- AIM OF THE EXERCISE -
Copy the records that follow exactly as written, but not their pictures.

- SUPPLIED RECORDS -

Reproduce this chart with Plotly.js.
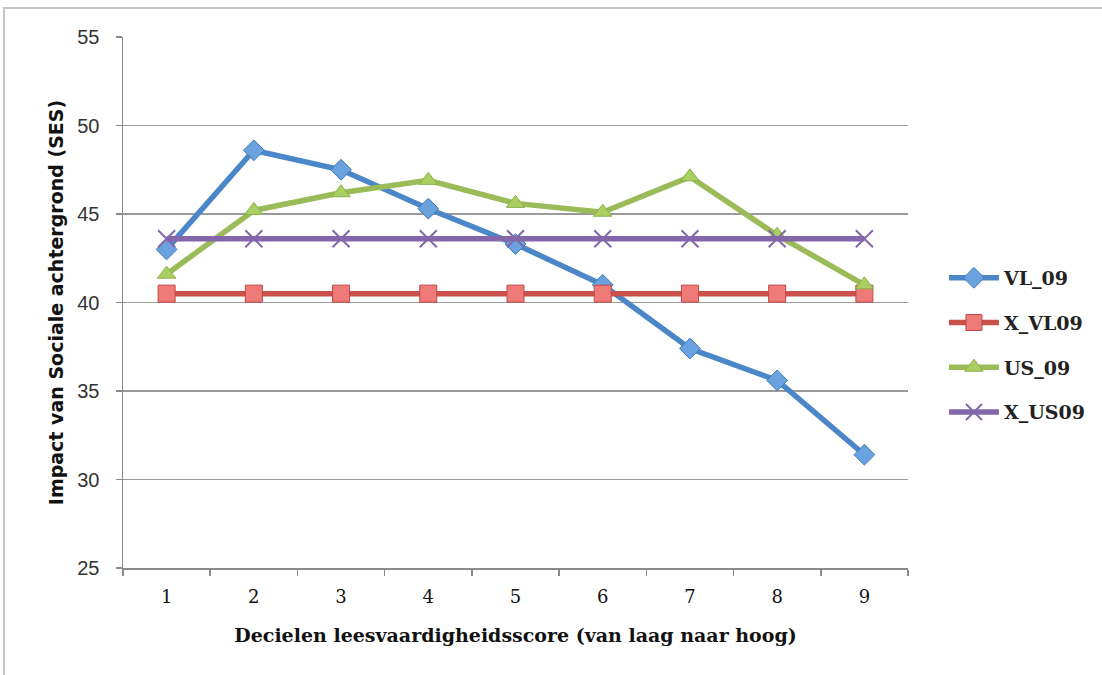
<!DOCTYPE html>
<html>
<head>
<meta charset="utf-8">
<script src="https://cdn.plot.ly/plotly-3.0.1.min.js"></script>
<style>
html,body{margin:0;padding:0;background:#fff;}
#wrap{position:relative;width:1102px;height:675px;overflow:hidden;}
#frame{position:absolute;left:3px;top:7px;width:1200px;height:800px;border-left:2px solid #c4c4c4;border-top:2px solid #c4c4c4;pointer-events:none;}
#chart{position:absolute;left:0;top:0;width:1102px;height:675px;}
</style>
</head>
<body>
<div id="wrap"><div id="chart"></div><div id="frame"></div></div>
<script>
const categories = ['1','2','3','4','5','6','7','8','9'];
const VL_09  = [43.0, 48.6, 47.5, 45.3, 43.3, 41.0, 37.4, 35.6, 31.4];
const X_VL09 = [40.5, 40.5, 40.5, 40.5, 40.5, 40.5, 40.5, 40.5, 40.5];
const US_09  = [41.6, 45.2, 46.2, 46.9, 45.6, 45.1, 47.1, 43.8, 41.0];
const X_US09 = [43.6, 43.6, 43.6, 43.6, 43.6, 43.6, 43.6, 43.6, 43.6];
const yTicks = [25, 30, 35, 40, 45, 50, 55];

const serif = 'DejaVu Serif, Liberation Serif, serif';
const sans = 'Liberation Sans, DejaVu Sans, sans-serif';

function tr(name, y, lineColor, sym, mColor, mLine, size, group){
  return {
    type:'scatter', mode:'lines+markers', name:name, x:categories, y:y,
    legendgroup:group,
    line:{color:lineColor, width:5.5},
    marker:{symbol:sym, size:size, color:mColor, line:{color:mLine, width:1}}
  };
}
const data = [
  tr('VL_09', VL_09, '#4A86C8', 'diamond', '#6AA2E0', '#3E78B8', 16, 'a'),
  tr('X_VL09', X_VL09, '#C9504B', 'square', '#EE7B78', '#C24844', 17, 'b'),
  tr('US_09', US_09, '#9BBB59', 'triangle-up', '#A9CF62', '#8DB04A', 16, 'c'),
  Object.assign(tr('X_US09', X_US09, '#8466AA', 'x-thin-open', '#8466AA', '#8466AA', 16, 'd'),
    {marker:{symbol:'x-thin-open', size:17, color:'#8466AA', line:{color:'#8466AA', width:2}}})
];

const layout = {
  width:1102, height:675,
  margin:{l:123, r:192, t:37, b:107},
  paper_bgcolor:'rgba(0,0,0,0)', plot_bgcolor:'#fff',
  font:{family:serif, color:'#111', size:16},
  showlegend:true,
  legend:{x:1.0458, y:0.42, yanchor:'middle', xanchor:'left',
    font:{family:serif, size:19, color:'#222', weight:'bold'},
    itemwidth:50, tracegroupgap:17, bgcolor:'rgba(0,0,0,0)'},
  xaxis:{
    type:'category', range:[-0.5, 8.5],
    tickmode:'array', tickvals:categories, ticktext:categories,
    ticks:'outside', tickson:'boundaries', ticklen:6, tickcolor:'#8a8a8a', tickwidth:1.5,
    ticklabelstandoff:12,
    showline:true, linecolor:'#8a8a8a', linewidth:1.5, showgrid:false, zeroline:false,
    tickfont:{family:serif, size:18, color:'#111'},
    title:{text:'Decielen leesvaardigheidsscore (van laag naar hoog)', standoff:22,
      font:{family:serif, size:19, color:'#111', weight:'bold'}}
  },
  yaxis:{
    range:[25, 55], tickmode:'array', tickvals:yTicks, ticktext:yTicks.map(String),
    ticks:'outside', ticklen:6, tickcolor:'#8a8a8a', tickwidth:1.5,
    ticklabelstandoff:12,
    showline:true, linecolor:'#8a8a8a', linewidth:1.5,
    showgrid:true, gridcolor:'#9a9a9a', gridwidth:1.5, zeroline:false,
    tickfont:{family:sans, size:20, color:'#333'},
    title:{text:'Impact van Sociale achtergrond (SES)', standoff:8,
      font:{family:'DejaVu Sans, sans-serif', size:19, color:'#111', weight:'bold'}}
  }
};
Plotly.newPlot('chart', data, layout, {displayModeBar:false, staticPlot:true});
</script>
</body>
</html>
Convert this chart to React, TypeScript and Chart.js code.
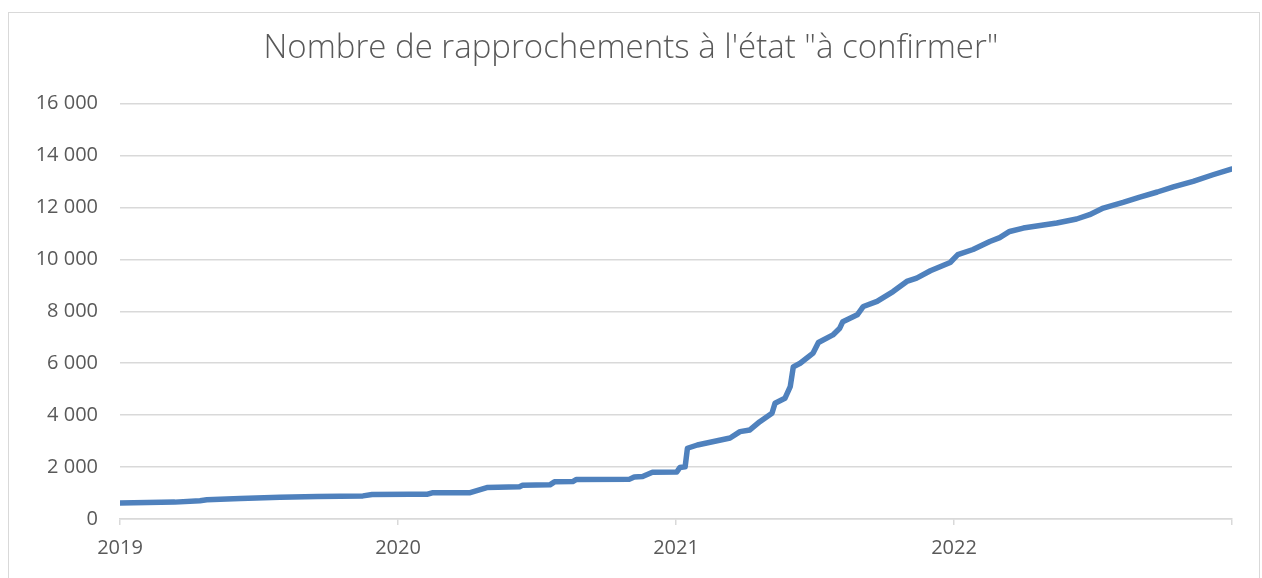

- ANSWER TO THIS TASK -
Reproduce this chart with Plotly.js.
<!DOCTYPE html>
<html>
<head>
<meta charset="utf-8">
<script src="https://cdn.plot.ly/plotly-3.0.1.min.js"></script>
<style>
html,body{margin:0;padding:0;background:#fff;}
#wrap{position:relative;width:1102px;height:675px;overflow:hidden;}
#frame{position:absolute;left:3px;top:7px;width:1200px;height:800px;border-left:2px solid #c4c4c4;border-top:2px solid #c4c4c4;pointer-events:none;}
#chart{position:absolute;left:0;top:0;width:1102px;height:675px;}
</style>
</head>
<body>
<div id="wrap"><div id="chart"></div><div id="frame"></div></div>
<script>
const categories = ['1','2','3','4','5','6','7','8','9'];
const VL_09  = [43.0, 48.6, 47.5, 45.3, 43.3, 41.0, 37.4, 35.6, 31.4];
const X_VL09 = [40.5, 40.5, 40.5, 40.5, 40.5, 40.5, 40.5, 40.5, 40.5];
const US_09  = [41.6, 45.2, 46.2, 46.9, 45.6, 45.1, 47.1, 43.8, 41.0];
const X_US09 = [43.6, 43.6, 43.6, 43.6, 43.6, 43.6, 43.6, 43.6, 43.6];
const yTicks = [25, 30, 35, 40, 45, 50, 55];

const serif = 'DejaVu Serif, Liberation Serif, serif';
const sans = 'Liberation Sans, DejaVu Sans, sans-serif';

function tr(name, y, lineColor, sym, mColor, mLine, size, group){
  return {
    type:'scatter', mode:'lines+markers', name:name, x:categories, y:y,
    legendgroup:group,
    line:{color:lineColor, width:5.5},
    marker:{symbol:sym, size:size, color:mColor, line:{color:mLine, width:1}}
  };
}
const data = [
  tr('VL_09', VL_09, '#4A86C8', 'diamond', '#6AA2E0', '#3E78B8', 16, 'a'),
  tr('X_VL09', X_VL09, '#C9504B', 'square', '#EE7B78', '#C24844', 17, 'b'),
  tr('US_09', US_09, '#9BBB59', 'triangle-up', '#A9CF62', '#8DB04A', 16, 'c'),
  Object.assign(tr('X_US09', X_US09, '#8466AA', 'x-thin-open', '#8466AA', '#8466AA', 16, 'd'),
    {marker:{symbol:'x-thin-open', size:17, color:'#8466AA', line:{color:'#8466AA', width:2}}})
];

const layout = {
  width:1102, height:675,
  margin:{l:123, r:192, t:37, b:107},
  paper_bgcolor:'rgba(0,0,0,0)', plot_bgcolor:'#fff',
  font:{family:serif, color:'#111', size:16},
  showlegend:true,
  legend:{x:1.0458, y:0.42, yanchor:'middle', xanchor:'left',
    font:{family:serif, size:19, color:'#222', weight:'bold'},
    itemwidth:50, tracegroupgap:17, bgcolor:'rgba(0,0,0,0)'},
  xaxis:{
    type:'category', range:[-0.5, 8.5],
    tickmode:'array', tickvals:categories, ticktext:categories,
    ticks:'outside', tickson:'boundaries', ticklen:6, tickcolor:'#8a8a8a', tickwidth:1.5,
    ticklabelstandoff:12,
    showline:true, linecolor:'#8a8a8a', linewidth:1.5, showgrid:false, zeroline:false,
    tickfont:{family:serif, size:18, color:'#111'},
    title:{text:'Decielen leesvaardigheidsscore (van laag naar hoog)', standoff:22,
      font:{family:serif, size:19, color:'#111', weight:'bold'}}
  },
  yaxis:{
    range:[25, 55], tickmode:'array', tickvals:yTicks, ticktext:yTicks.map(String),
    ticks:'outside', ticklen:6, tickcolor:'#8a8a8a', tickwidth:1.5,
    ticklabelstandoff:12,
    showline:true, linecolor:'#8a8a8a', linewidth:1.5,
    showgrid:true, gridcolor:'#9a9a9a', gridwidth:1.5, zeroline:false,
    tickfont:{family:sans, size:20, color:'#333'},
    title:{text:'Impact van Sociale achtergrond (SES)', standoff:8,
      font:{family:'DejaVu Sans, sans-serif', size:19, color:'#111', weight:'bold'}}
  }
};
Plotly.newPlot('chart', data, layout, {displayModeBar:false, staticPlot:true});
</script>
</body>
</html>
Convert this chart to React, TypeScript and Chart.js code.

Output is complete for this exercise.